In the footage, a girl can be seen skipping down the street holding the arm of an older woman as she repeatedly chants “P***s out” ahead of an anti-immigration demonstration in Belfast.
The woman filming the clip can be heard challenging them as she accuses the older woman of teaching the girl racism.
"It is really embarrassing that you would bring your child and let them say something like that. It is really embarrassing you are teaching your child racism,” she says.
Since the disorder began last week, campaigners have accused parents at far-right riots of hypocrisy for endangering their sons and daughters by taking them to violent demonstrations – where they chant about protecting children.
Labour MP Kate Osborne told The Independent children should not be “exposed” to “far-right thuggery” and rioters doing Nazi salutes as she condemned parents taking children “to riot and commit violence” and put them at risk of being injured.
Ms Osborne said: “It is disturbing to see young kids on the streets chanting racist slogans, calling people names, and worrying that their parents think it’s okay to indoctrinate their kids this way.
“The reports of arrests of kids as young as 11 and the video that has emerged of a young girl at a protest shouting the P-word while skipping down the street in Belfast is an example of how this awful behaviour is playing out.”
More than 400 people have been arrested after riots on the weekend, with thugs trying to set fire to hotels housing asylum seekers in Rotherham and Tamworth.
Children and teenagers have been seen among the mobs – with families and on their own.
On Monday, a 14-year-old boy pleaded guilty in Liverpool to violent disorder after he set off fireworks towards members of the public and a police carrier.
Last week, an 11-year-old boy was arrested on suspicion of torching a police car and a 13-year-old boy on suspicion of violent disorder in Hartlepool.
After the footage from Belfast emerged, a spokesperson for the Police Service of Northern Ireland said: “Some of the scenes we have witnessed on the streets of Belfast over recent days have been disgusting and do not reflect the views and feelings of broader Northern Irish society.
“There is absolutely no excuse for such racist, violent and disruptive behaviour and we will do everything in our power, with the resources that we have, to prevent further disorder, and to bring those people responsible before the courts. It is essential that the wider public help us with this by telling us what they know about those involved in this disorder.”
Joe Mulhall, director of research at Hope Not Hate, said: “We have been appalled to see evidence of parents bringing their children to watch horrifying scenes of far-right violence at numerous events over this past week.
“There have also been examples of young people involved in rioting and racist chanting. Some of those involved will find themselves in serious legal trouble. Education starts at home and it is so important that parents teach tolerance and understanding, not racism and hate.”
Maria Kitsiou, head of domestic children at Osbornes Law, said parents taking children to a riot risks being referred to social services.

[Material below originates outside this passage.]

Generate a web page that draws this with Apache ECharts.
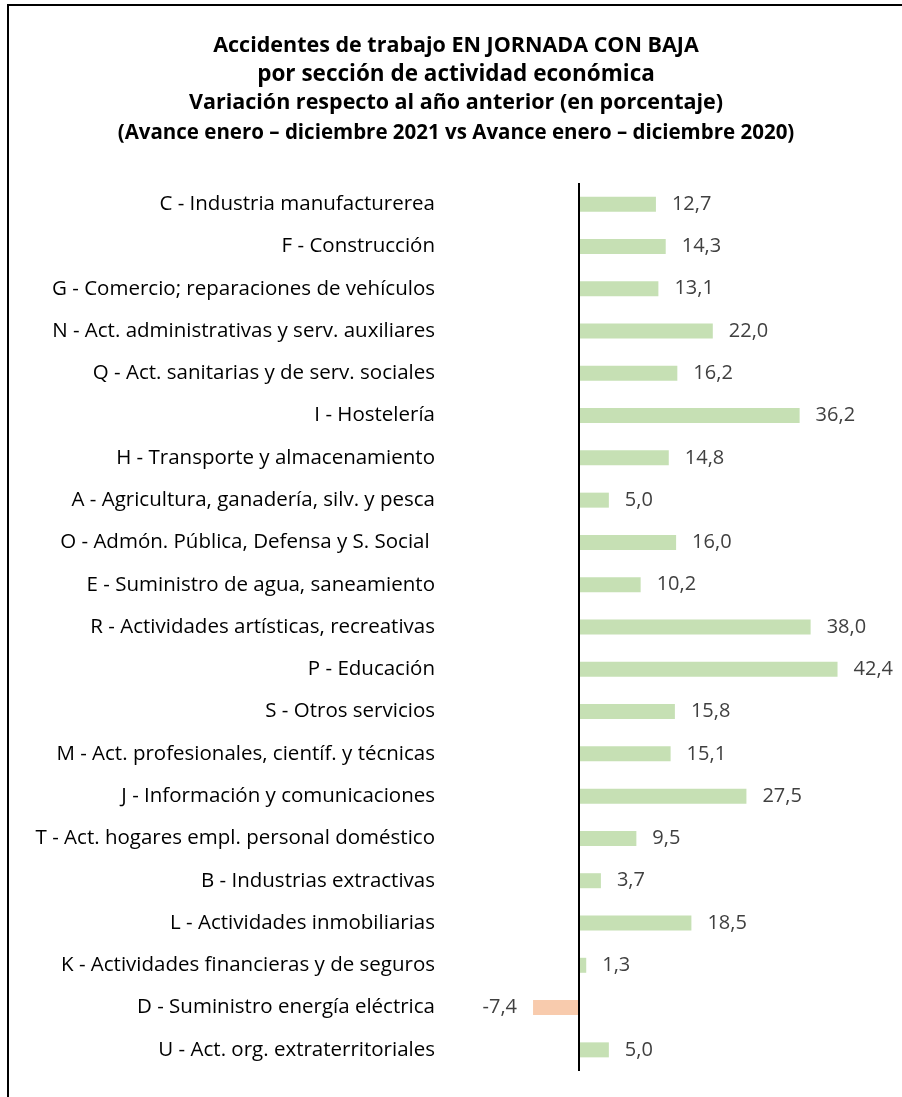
<!DOCTYPE html>
<html>
<head>
<meta charset="utf-8">
<script src="https://cdn.jsdelivr.net/npm/echarts@6/dist/echarts.min.js"></script>
<style>
  html, body { margin: 0; padding: 0; background: #fff; }
  #chart { width: 902px; height: 1097px; }
</style>
</head>
<body>
<div id="chart"></div>
<script>
const categories = [
  'C - Industria manufacturerea',
  'F - Construcción',
  'G - Comercio; reparaciones de vehículos',
  'N - Act. administrativas y serv. auxiliares',
  'Q - Act. sanitarias y de serv. sociales',
  'I - Hostelería',
  'H - Transporte y almacenamiento',
  'A - Agricultura, ganadería, silv. y pesca',
  'O - Admón. Pública, Defensa y S. Social ',
  'E - Suministro de agua, saneamiento',
  'R - Actividades artísticas, recreativas',
  'P - Educación',
  'S - Otros servicios',
  'M - Act. profesionales, científ. y técnicas',
  'J - Información y comunicaciones',
  'T - Act. hogares empl. personal doméstico',
  'B - Industrias extractivas',
  'L - Actividades inmobiliarias',
  'K - Actividades financieras y de seguros',
  'D - Suministro energía eléctrica',
  'U - Act. org. extraterritoriales'
]
const values = [12.7, 14.3, 13.1, 22.0, 16.2, 36.2, 14.8, 5.0, 16.0, 10.2, 38.0, 42.4, 15.8, 15.1, 27.5, 9.5, 3.7, 18.5, 1.3, -7.4, 5.0]

const titleLines = [
  'Accidentes de trabajo EN JORNADA CON BAJA',
  'por sección de actividad económica',
  'Variación respecto al año anterior (en porcentaje)',
  '(Avance enero – diciembre 2021 vs Avance enero – diciembre 2020)'
]

const fontFamily = 'Open Sans'
const green = '#C6E0B4'
const orange = '#F8CBAD'

// title lines: top offset and font size
const titleTops = [30, 58, 87, 118]
const titleSizes = [21.5, 22.5, 21.5, 20.5]

const option = {
  animation: false,
  backgroundColor: '#fff',
  title: titleLines.map((t, i) => ({
    text: t,
    left: 451,
    top: titleTops[i],
    textAlign: 'center',
    textStyle: { fontFamily, fontWeight: 'bold', fontSize: titleSizes[i], color: '#000' }
  })),
  graphic: [{
    type: 'rect',
    shape: { x: 8, y: 5, width: 910, height: 1110 },
    style: { fill: 'none', stroke: '#000', lineWidth: 2 },
    silent: true
  }],
  grid: { left: 456, right: 18, top: 183, bottom: 26, containLabel: false },
  xAxis: {
    type: 'value',
    min: -20,
    max: 50,
    show: false
  },
  yAxis: {
    type: 'category',
    data: categories,
    inverse: true,
    axisLine: { show: false, onZero: false },
    axisTick: { show: false },
    axisLabel: { margin: 21, color: '#000', fontFamily, fontSize: 20.5 }
  },
  series: [{
    type: 'bar',
    barWidth: 15,
    data: values.map(v => ({
      value: v,
      itemStyle: { color: v < 0 ? orange : green },
      label: { position: v < 0 ? 'left' : 'right' }
    })),
    label: {
      show: true,
      distance: 16,
      color: '#404040',
      fontFamily,
      fontSize: 20,
      formatter: p => p.value.toFixed(1).replace('.', ',')
    },
    markLine: {
      silent: true,
      symbol: 'none',
      label: { show: false },
      lineStyle: { color: '#000', width: 2, type: 'solid' },
      data: [{ xAxis: 0 }]
    }
  }]
}

const chart = echarts.init(document.getElementById('chart'), null, { renderer: 'canvas' })
chart.setOption(option)
</script>
</body>
</html>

“A parental decision to take a child to a far-right riot will expose that child to violence and the risk of physical and emotional harm which will constitute parental neglect,” she said. “The parent will be placing the child’s safety at risk.”
The violent far-right protests in England and Northern Ireland broke out in the wake of the killing of three young girls in Southport.
Axel Rudakubana, 17, has been charged with the murders of three children at a Taylor Swift-themed holiday club in Southport. The young defendant’s anonymity was lifted by a judge, who cited the importance of quashing misinformation spreading online. Rudakubana turns 18 on Wednesday.